QA Testing

What you'll learn in this chapter

  • Build time tests concepts

  • QA level testing tools

Concepts

It is virtually impossible as a human being to continuously monitor and test the proper functioning of a conglomerate as large as a normal Linux distribution. For this reason, we need to automate testing as much as possible and impose strict error checking at every level.

In Clear Linux OS, we have created several layers of testing that will be Open Source in the future. At the time of writing this document they are not Open Source, so this chapter is incomplete.

The automated package testing that comes with many of our packages is available at this time.

make check

Most upstream projects use the check framework to perform package-level unit tests. Clear Linux OS and autospec attempt to use these tests and enforce error checking, permitting a developer to spot errors, pause release, and prevent a known error from reaching customers. These errors are recorded and counted.

The %check section in a spec file is used to call the package tests. If the output conforms to BAT or other standard unit testing output that programs like check generate, these package test results are recorded.

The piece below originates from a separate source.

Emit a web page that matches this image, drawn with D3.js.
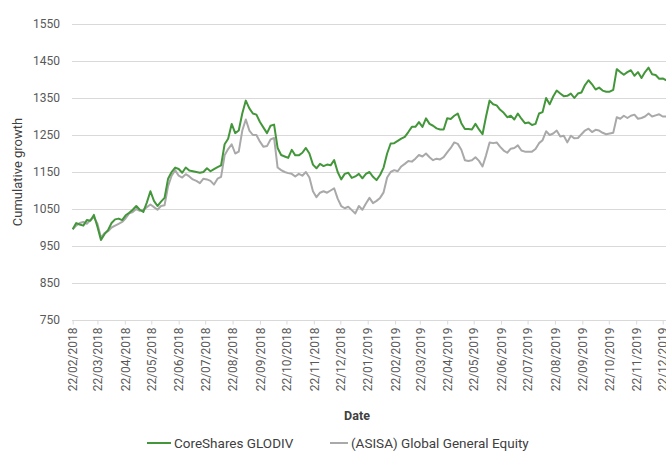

You can add custom check commands by creating a make_check_command and inserting the custom tests or test command in there, and autospec will include them in every subsequent run. The options.conf allows you to either enforce that all tests must pass, or you may disable that setting and allow failures.

The results of the tests are stored by the common tooling in the testresults file. You should inspect this file after each build to make sure that testing remains functional and no new errors are introduced with each package change.